パク・チェギュ 1944年慶尚南道馬山市生まれ。67年米フェアリーデキィンスン大学政治学科卒。69年ニューヨーク市立大学大学院卒(政治学修士)。慶南大学極東問題研究所長、慶南大学校総長、韓国大学総長協会会長などを経て99年12月、統一部長官に就任。2000年6月の南北頂上会談を成功に導く。現慶南大学校総長。著書に「北韓外交論」「北韓軍事政策論」「北韓の新外交と生存戦略」など多数。
■シラク財団とは■
シラク財団は、フランスのジャック・シラク前大統領が主宰し、2008年6月に設立され、国際社会に貢献してきた。2009年に「紛争防止賞」を新設し、「紛争・調停・平和の専門委員会」が第1回目の対象者を選定した。審査員にはシラク氏をはじめ、アナン国連前事務総長、マイヨール・ユネスコ前事務局長らが入っている。

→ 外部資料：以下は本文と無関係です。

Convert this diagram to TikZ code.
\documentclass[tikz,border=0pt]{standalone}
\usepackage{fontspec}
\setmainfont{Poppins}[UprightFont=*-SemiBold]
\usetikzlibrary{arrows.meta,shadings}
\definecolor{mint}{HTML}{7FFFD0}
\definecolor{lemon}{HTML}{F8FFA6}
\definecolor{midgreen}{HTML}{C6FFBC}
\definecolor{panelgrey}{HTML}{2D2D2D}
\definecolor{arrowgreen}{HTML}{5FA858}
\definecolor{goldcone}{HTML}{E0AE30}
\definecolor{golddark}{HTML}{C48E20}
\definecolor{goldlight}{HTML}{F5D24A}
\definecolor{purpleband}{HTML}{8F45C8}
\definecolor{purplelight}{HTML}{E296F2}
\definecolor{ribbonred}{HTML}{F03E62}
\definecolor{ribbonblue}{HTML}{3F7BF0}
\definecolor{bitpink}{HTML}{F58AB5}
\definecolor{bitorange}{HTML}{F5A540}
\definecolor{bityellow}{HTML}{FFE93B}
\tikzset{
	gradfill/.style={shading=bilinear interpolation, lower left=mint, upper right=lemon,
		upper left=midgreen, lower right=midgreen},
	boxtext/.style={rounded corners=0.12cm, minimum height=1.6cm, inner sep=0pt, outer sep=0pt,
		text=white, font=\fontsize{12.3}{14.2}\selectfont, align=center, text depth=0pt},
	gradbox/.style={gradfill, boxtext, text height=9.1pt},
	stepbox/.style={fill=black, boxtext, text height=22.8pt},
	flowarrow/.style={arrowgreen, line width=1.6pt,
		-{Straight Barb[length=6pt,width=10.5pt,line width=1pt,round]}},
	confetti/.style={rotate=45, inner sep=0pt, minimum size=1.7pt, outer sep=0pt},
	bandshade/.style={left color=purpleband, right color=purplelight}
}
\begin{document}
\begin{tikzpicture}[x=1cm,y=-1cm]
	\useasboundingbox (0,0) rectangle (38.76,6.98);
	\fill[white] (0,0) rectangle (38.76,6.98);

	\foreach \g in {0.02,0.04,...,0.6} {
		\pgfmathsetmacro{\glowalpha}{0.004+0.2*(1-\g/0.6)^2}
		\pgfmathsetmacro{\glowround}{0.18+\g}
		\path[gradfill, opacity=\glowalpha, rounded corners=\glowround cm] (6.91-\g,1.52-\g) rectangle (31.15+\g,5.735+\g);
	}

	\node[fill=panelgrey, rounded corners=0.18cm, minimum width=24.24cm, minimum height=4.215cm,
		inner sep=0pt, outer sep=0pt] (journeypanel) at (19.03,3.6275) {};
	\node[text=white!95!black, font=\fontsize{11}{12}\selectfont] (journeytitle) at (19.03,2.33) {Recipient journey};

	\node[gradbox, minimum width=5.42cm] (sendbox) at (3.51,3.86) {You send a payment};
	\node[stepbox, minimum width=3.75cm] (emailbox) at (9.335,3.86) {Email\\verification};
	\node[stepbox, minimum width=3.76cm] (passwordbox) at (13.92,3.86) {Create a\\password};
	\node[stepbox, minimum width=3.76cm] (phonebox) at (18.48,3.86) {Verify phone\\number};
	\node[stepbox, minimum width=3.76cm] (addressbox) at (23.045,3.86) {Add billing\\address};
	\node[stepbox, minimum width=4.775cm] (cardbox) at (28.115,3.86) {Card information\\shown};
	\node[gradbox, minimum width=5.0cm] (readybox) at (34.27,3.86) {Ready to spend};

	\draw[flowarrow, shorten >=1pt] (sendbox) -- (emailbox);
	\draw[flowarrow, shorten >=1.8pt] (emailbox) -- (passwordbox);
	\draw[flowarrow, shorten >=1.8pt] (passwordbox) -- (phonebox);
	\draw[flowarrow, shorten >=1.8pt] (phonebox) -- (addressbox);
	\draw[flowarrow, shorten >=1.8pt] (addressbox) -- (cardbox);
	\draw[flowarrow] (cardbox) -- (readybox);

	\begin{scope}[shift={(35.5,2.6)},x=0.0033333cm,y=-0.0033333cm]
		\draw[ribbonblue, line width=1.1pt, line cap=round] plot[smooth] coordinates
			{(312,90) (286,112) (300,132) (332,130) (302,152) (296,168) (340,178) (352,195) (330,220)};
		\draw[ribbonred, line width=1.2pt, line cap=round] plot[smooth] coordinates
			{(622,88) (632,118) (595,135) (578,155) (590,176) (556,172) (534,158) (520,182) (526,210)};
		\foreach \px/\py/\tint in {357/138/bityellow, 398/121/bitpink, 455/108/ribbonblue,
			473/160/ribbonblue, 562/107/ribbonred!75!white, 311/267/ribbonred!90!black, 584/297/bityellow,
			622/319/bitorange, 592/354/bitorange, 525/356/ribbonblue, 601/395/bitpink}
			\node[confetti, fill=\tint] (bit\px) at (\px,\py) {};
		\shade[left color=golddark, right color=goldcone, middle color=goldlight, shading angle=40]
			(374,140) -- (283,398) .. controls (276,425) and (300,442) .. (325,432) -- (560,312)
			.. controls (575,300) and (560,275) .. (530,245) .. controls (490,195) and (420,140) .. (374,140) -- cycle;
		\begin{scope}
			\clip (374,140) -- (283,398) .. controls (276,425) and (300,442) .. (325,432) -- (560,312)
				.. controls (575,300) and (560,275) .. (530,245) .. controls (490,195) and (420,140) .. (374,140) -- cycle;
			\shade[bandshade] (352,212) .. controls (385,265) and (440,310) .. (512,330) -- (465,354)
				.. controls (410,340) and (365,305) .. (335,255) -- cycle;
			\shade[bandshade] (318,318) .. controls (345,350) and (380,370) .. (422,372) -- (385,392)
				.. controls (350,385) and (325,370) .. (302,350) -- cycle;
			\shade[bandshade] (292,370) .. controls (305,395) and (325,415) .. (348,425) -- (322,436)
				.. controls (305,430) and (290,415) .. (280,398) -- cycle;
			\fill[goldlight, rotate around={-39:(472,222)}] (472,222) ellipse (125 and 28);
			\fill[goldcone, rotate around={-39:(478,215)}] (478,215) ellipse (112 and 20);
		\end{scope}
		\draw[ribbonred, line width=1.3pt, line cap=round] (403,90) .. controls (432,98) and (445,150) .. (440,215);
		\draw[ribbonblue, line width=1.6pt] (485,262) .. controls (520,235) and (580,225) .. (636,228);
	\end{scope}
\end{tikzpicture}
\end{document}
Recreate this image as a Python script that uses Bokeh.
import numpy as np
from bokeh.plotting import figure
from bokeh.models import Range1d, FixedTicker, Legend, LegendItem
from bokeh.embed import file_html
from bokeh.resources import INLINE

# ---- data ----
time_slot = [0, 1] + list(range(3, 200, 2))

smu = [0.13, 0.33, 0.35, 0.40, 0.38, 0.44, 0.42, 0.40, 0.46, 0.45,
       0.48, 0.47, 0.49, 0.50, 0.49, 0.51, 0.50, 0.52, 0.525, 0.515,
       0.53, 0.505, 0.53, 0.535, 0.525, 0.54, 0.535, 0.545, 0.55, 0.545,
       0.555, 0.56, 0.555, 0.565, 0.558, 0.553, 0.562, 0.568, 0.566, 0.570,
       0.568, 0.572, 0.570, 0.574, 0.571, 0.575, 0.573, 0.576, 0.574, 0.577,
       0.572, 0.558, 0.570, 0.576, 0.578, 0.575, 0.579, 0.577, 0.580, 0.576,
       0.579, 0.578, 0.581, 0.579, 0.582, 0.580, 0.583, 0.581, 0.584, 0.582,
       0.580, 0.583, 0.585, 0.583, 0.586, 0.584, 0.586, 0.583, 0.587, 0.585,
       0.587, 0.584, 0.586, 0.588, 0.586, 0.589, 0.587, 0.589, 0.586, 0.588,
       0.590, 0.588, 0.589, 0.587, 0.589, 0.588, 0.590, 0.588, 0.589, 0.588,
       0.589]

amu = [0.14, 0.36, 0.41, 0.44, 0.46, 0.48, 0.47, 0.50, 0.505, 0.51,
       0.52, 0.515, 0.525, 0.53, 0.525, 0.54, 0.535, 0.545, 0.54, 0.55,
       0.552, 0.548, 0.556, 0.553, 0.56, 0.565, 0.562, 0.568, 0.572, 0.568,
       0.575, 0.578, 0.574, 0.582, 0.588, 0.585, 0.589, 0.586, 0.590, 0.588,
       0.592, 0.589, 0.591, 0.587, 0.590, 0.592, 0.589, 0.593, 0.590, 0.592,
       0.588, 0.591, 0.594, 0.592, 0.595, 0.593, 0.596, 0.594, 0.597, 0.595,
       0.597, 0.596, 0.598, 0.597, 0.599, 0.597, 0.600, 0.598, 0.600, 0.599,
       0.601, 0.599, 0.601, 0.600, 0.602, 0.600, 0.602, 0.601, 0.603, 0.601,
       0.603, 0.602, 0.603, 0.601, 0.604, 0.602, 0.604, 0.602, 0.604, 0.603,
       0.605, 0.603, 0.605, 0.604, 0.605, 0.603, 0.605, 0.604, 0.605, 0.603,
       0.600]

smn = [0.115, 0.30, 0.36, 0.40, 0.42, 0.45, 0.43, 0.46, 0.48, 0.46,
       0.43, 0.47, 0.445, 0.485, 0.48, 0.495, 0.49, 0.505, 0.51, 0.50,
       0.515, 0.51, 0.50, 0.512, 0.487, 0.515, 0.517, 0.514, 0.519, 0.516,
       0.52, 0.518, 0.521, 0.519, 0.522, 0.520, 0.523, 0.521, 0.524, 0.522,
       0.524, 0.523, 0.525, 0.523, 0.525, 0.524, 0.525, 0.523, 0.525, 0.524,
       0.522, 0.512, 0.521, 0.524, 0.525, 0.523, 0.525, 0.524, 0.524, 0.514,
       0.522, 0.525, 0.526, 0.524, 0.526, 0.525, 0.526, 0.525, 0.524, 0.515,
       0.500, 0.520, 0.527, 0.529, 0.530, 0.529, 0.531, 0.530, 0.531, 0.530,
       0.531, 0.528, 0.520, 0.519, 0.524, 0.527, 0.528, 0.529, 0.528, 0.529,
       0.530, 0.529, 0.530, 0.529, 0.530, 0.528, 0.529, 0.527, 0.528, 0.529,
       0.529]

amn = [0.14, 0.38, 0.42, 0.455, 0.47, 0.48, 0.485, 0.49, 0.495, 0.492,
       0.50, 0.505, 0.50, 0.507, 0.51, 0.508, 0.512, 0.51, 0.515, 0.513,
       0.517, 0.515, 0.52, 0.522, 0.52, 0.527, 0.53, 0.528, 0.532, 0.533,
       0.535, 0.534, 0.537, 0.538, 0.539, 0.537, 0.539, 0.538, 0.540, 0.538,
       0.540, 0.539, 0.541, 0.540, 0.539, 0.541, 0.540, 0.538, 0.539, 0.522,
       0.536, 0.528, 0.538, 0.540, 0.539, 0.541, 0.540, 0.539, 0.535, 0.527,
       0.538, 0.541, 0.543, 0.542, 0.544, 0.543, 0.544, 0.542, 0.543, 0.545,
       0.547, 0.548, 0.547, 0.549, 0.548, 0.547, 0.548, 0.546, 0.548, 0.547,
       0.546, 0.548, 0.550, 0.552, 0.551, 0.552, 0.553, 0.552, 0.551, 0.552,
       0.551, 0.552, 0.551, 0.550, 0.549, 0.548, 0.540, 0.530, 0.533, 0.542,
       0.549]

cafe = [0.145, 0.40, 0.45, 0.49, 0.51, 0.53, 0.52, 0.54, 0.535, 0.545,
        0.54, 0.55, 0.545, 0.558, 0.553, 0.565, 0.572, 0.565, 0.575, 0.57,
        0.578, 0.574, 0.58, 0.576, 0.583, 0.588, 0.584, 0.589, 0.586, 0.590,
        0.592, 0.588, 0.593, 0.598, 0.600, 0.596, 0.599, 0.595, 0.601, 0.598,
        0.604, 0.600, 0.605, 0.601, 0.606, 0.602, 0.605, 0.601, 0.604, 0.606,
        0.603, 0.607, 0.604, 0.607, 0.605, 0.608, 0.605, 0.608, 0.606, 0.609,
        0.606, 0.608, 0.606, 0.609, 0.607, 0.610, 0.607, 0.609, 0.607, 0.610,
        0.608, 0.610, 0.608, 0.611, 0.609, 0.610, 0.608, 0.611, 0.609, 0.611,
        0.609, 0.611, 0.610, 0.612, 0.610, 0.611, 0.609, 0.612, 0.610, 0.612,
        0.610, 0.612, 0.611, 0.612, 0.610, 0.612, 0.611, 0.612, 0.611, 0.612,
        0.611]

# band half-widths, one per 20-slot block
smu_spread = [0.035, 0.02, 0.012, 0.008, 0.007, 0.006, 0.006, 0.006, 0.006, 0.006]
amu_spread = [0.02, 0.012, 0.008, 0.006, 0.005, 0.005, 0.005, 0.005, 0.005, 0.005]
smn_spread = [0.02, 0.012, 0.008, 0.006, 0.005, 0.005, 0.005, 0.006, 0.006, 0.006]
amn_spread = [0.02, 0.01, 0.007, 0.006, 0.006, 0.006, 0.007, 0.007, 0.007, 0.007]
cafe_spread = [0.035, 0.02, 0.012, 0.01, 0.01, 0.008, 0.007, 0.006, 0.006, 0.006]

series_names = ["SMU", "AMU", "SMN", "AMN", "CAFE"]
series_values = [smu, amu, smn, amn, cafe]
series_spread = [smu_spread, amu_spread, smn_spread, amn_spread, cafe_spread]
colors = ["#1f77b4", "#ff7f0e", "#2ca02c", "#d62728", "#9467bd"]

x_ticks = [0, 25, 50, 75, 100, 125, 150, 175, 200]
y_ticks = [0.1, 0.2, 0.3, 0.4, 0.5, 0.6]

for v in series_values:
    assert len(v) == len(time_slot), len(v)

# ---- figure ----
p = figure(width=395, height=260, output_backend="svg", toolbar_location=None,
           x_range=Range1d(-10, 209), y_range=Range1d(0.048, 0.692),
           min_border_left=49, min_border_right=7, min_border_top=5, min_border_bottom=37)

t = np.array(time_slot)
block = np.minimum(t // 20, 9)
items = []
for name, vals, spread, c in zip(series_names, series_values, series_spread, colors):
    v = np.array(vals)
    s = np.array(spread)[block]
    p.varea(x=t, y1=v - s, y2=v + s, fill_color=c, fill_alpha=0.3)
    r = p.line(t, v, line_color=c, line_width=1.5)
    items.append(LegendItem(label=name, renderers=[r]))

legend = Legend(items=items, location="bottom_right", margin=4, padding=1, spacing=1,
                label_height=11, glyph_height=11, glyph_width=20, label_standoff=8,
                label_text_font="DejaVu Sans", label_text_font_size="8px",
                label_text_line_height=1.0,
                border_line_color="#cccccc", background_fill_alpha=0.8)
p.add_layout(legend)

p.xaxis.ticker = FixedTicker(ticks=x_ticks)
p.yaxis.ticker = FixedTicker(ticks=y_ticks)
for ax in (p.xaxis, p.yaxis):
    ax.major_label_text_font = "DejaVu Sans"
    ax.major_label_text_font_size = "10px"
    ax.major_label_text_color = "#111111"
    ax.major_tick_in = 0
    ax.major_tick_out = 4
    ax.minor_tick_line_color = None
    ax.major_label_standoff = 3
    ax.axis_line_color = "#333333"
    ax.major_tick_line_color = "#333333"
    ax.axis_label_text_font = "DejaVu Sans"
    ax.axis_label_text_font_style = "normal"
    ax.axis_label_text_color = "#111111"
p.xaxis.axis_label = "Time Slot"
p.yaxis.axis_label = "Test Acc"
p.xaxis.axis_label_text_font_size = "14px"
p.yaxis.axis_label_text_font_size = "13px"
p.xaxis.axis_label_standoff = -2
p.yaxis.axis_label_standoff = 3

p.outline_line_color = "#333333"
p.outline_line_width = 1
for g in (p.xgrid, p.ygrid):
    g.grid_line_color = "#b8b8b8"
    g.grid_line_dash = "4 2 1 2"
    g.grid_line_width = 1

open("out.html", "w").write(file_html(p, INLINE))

この度の受賞は、朴在圭氏が1972年に慶南大極東問題研究所を設立、さらにこれまで「北韓」大学院や統一館を設立して、北朝鮮についての専門家を育成するなど、北朝鮮研究に成果を挙げたこと、2000年に平壌で開かれた第1回南北首脳会談の開催に尽力し、統一部長官として随行するなど、南北の和解・協力に向けた政策を進めて韓半島の平和に寄与したことによる。
■慶南大学校の概略■
1947年創立。慶尚南道馬山市とソウル市にキャンパスがあり、文科・自然科学・師範・経商・法政・工科の6大学21学部と6つの大学院を持つ学生数約1万5000人の私立の総合大学。学内には北韓大学院があり、ソウルキャンパスには「統一館」が2004年に設立されるなど、北朝鮮研究で高い実績を誇っている。